Like a true gentleman, Maino did not let me know at the time of his reluctance to part with these relics of his famous father. I did not ask him for them, seeing how highly he valued them, but he offered them freely to me. I then asked what he wanted in return, and gave him what he asked for—a small oval looking-glass, a pocket-knife, a blue bead necklace, and seven sticks of tobacco for the head-dress; and for the tusk ornament a pocket-knife, two clay pipes, and four sticks of tobacco. He wanted me to have these mementoes of his father, partly because of our real friendship for each other, but also partly because he wanted them exhibited in a big museum in England, where plenty of people would see them and would know to whom they once belonged. They are now in the British Museum.

YAM

To return to the narrative of the present Expedition. We reached Yam in the afternoon, and all landed to have a look round. Maino took me to the old kwod, and I made a rough plan of it, and obtained a description of what it looked like formerly. After dinner I sketched a restoration, and later, when Maino and Jimmy Tut came off to the steamer, I got them to criticise it; and Maino made some sketches to elucidate details, the result being that I can with confidence restore what possibly no white man ever saw, or, at all events, no one has recorded it. The following day I returned to the kwod to take some photographs, and further information was given me.

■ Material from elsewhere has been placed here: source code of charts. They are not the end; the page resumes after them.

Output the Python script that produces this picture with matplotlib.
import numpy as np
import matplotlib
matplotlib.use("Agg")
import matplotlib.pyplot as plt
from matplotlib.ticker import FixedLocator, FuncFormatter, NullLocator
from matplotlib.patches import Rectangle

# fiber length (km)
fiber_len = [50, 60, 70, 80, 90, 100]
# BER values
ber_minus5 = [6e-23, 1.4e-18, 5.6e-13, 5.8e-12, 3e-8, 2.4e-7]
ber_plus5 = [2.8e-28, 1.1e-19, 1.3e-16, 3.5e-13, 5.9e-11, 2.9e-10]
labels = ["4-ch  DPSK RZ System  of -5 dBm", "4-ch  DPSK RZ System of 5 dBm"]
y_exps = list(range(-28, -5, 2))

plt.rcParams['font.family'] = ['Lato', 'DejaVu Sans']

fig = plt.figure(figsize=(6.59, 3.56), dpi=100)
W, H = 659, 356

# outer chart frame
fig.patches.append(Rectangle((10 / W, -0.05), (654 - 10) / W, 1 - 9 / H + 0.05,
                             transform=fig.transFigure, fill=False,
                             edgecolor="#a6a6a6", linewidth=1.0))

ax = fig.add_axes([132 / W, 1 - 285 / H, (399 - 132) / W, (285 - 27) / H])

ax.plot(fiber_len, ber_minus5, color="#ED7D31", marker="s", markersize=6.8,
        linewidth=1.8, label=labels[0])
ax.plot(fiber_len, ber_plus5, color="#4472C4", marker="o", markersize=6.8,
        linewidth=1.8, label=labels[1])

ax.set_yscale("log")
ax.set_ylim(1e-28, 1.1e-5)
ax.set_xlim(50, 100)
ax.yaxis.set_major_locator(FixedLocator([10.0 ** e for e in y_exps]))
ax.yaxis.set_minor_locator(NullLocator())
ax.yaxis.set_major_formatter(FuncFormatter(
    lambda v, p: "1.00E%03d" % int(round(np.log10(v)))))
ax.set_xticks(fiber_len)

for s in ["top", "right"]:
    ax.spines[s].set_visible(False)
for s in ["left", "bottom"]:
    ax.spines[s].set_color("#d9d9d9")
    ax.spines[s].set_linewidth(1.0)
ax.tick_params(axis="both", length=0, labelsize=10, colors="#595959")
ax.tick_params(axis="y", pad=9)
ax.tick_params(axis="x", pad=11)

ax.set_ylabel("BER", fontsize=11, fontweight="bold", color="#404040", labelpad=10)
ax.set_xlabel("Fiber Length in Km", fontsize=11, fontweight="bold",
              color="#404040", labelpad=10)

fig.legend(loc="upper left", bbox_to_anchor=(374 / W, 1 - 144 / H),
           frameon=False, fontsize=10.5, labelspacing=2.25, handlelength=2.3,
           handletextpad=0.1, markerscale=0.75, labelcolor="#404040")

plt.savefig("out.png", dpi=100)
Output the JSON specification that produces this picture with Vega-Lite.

There was in the kwod a low fence surrounding a space of about thirty-five feet square, in which were the shrines of the two great augŭds of the island. All that now remains are three heaps of shells, mainly of the gigantic Fusus.

Two of the heaps are about twenty-five feet long; the third is relatively small. Formerly, at the southerly end of each long row was a large turtle-shell mask, representing a crocodile and a hammer-headed shark respectively. These were decorated in various ways, and under each was a stone in which the life of the augŭd resided; stretching from each mask was a cord to which numerous human lower jawbones were fastened; at the opposite end was a stone on which a skull rested.

Fig. 22. Restoration of the Kwod in Yam

The small heap is the shrine of the augŭd Ger, or sea-snake, which originated from the hammer-headed shark (Kursi). These shrines were formerly covered over by long low huts decorated, like the fence, with Fusus shells.

Outside the fence were two heaps of shells which had a mystical connection with the shrines. These were the augŭdau kupar, or navel shrines of the augŭds.